- [TASK] Without including any pictures, write out all the entries exactly.

Begin GIVEN INFORMATION

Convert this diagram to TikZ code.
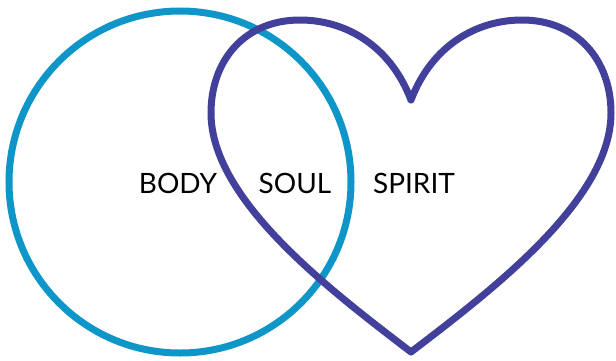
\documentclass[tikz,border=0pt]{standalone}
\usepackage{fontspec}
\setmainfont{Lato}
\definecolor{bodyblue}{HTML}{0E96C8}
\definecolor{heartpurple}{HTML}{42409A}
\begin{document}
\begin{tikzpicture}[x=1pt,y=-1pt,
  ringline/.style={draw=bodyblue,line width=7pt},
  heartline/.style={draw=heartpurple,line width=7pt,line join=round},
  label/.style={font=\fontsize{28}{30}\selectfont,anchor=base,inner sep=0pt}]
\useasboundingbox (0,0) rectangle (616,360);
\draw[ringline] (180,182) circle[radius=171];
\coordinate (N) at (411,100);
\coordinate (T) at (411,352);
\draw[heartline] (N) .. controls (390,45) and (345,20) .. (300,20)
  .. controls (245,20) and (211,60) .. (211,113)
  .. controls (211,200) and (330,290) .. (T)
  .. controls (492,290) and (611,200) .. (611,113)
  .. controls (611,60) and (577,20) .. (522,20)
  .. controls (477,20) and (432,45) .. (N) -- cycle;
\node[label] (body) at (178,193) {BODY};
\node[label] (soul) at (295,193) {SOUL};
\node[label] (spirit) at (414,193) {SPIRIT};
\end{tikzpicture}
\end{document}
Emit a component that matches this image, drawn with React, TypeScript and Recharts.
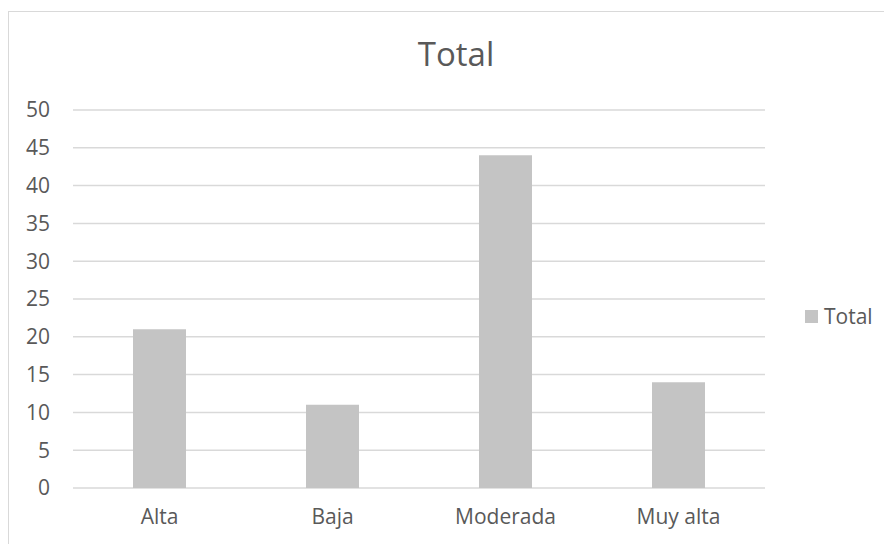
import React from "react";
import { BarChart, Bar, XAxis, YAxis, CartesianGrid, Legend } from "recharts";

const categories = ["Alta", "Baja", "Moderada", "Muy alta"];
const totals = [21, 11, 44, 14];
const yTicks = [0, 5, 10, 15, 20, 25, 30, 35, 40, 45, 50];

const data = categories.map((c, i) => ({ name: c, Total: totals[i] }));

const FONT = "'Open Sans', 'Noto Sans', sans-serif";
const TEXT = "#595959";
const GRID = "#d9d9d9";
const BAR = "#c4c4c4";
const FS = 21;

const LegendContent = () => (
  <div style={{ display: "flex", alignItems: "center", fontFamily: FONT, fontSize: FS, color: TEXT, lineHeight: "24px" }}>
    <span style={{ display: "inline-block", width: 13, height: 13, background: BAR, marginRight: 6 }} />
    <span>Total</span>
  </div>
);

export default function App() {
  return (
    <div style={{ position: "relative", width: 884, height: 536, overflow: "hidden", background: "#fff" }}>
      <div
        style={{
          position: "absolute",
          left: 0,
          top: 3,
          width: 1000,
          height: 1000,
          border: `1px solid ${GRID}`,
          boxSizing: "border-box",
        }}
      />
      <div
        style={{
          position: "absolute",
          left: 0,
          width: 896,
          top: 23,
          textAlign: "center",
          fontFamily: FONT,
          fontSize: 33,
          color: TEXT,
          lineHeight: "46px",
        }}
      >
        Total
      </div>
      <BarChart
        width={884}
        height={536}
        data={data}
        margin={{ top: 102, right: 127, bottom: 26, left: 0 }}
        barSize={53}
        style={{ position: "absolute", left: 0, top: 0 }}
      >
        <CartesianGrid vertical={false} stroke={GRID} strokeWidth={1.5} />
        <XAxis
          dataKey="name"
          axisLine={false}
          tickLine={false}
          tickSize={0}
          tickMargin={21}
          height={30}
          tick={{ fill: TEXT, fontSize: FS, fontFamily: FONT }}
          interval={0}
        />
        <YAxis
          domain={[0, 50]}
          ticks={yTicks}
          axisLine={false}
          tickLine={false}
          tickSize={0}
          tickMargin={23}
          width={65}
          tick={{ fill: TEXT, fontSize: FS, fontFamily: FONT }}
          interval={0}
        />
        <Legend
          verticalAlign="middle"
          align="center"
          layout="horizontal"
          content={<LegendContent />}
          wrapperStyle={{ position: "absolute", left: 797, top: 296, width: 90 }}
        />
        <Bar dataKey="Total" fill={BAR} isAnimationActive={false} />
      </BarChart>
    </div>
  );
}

End GIVEN INFORMATION

- [EXERCISE ANSWER]
Convert this diagram to TikZ code.
\documentclass[tikz,border=0pt]{standalone}
\usepackage{fontspec}
\setmainfont{Lato}
\definecolor{bodyblue}{HTML}{0E96C8}
\definecolor{heartpurple}{HTML}{42409A}
\begin{document}
\begin{tikzpicture}[x=1pt,y=-1pt,
  ringline/.style={draw=bodyblue,line width=7pt},
  heartline/.style={draw=heartpurple,line width=7pt,line join=round},
  label/.style={font=\fontsize{28}{30}\selectfont,anchor=base,inner sep=0pt}]
\useasboundingbox (0,0) rectangle (616,360);
\draw[ringline] (180,182) circle[radius=171];
\coordinate (N) at (411,100);
\coordinate (T) at (411,352);
\draw[heartline] (N) .. controls (390,45) and (345,20) .. (300,20)
  .. controls (245,20) and (211,60) .. (211,113)
  .. controls (211,200) and (330,290) .. (T)
  .. controls (492,290) and (611,200) .. (611,113)
  .. controls (611,60) and (577,20) .. (522,20)
  .. controls (477,20) and (432,45) .. (N) -- cycle;
\node[label] (body) at (178,193) {BODY};
\node[label] (soul) at (295,193) {SOUL};
\node[label] (spirit) at (414,193) {SPIRIT};
\end{tikzpicture}
\end{document}
Emit a component that matches this image, drawn with React, TypeScript and Recharts.
import React from "react";
import { BarChart, Bar, XAxis, YAxis, CartesianGrid, Legend } from "recharts";

const categories = ["Alta", "Baja", "Moderada", "Muy alta"];
const totals = [21, 11, 44, 14];
const yTicks = [0, 5, 10, 15, 20, 25, 30, 35, 40, 45, 50];

const data = categories.map((c, i) => ({ name: c, Total: totals[i] }));

const FONT = "'Open Sans', 'Noto Sans', sans-serif";
const TEXT = "#595959";
const GRID = "#d9d9d9";
const BAR = "#c4c4c4";
const FS = 21;

const LegendContent = () => (
  <div style={{ display: "flex", alignItems: "center", fontFamily: FONT, fontSize: FS, color: TEXT, lineHeight: "24px" }}>
    <span style={{ display: "inline-block", width: 13, height: 13, background: BAR, marginRight: 6 }} />
    <span>Total</span>
  </div>
);

export default function App() {
  return (
    <div style={{ position: "relative", width: 884, height: 536, overflow: "hidden", background: "#fff" }}>
      <div
        style={{
          position: "absolute",
          left: 0,
          top: 3,
          width: 1000,
          height: 1000,
          border: `1px solid ${GRID}`,
          boxSizing: "border-box",
        }}
      />
      <div
        style={{
          position: "absolute",
          left: 0,
          width: 896,
          top: 23,
          textAlign: "center",
          fontFamily: FONT,
          fontSize: 33,
          color: TEXT,
          lineHeight: "46px",
        }}
      >
        Total
      </div>
      <BarChart
        width={884}
        height={536}
        data={data}
        margin={{ top: 102, right: 127, bottom: 26, left: 0 }}
        barSize={53}
        style={{ position: "absolute", left: 0, top: 0 }}
      >
        <CartesianGrid vertical={false} stroke={GRID} strokeWidth={1.5} />
        <XAxis
          dataKey="name"
          axisLine={false}
          tickLine={false}
          tickSize={0}
          tickMargin={21}
          height={30}
          tick={{ fill: TEXT, fontSize: FS, fontFamily: FONT }}
          interval={0}
        />
        <YAxis
          domain={[0, 50]}
          ticks={yTicks}
          axisLine={false}
          tickLine={false}
          tickSize={0}
          tickMargin={23}
          width={65}
          tick={{ fill: TEXT, fontSize: FS, fontFamily: FONT }}
          interval={0}
        />
        <Legend
          verticalAlign="middle"
          align="center"
          layout="horizontal"
          content={<LegendContent />}
          wrapperStyle={{ position: "absolute", left: 797, top: 296, width: 90 }}
        />
        <Bar dataKey="Total" fill={BAR} isAnimationActive={false} />
      </BarChart>
    </div>
  );
}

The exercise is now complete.